Pixel Envy

Written by Nick Heer.

A Profile of Tracy Chou

Miranda Katz, writing for Backchannel:

Chou had spent her twenties working at places such as Google, Facebook, and Quora before landing at Pinterest as an engineer, and as she expanded her networks she started informally keeping track of the number of female engineers at tech firms. It was deeply ironic, she thought, that in a data-driven industry that prides itself on running experiments, performing A/B testing, and measuring outcomes, there was no official, easily accessible data about the number of women actually working in the field. And so she wrote:

As an engineer and someone who’s had ‘data-driven design’ browbeaten into me by Silicon Valley, I can’t imagine trying to solve a problem where the real metrics, the ones we’re setting our goals against, are obfuscated. Vanity metrics are dangerous; just pointing to the happy numbers, like those on Grace Hopper conference attendance, doesn’t do anything except make people feel good while the real issues fester, unaddressed.
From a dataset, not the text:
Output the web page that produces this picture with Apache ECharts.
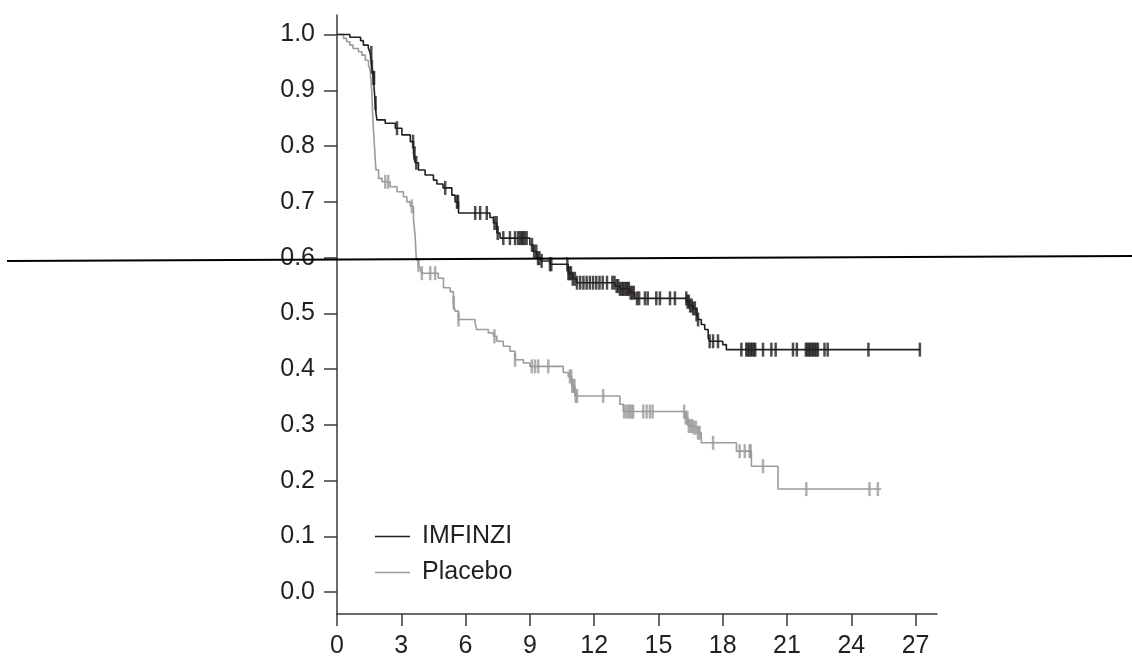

With her employer’s blessing, she then shared the number of female engineers at Pinterest — 11 out of 89 — and encouraged her readers to do the same. They did. Within a week, employees from over 50 companies had submitted data, including Dropbox, Rent the Runway, Reddit, and Mozilla — and the companies kept on coming.

In the three years since Chou first coaxed tech companies into releasing their diversity figures, the motivation to do so has somewhat fizzled out. Of the eight large companies that I compare annually, four — Amazon, LinkedIn, Yahoo, and Twitter — haven’t released their numbers for 2016. Countless smaller companies also haven’t; I spot-checked Reddit, Mozilla, and Dropbox, and the most recent report from those three companies is Dropbox’s, from January.

A lack of diverse employees clearly remains a defining issue of most of the tech companies that we rely upon daily. Chou’s work laid the foundation for every company to be transparent and to do better. But, without constant pressure, it seems that many major tech companies would rather avoid releasing their internal stats.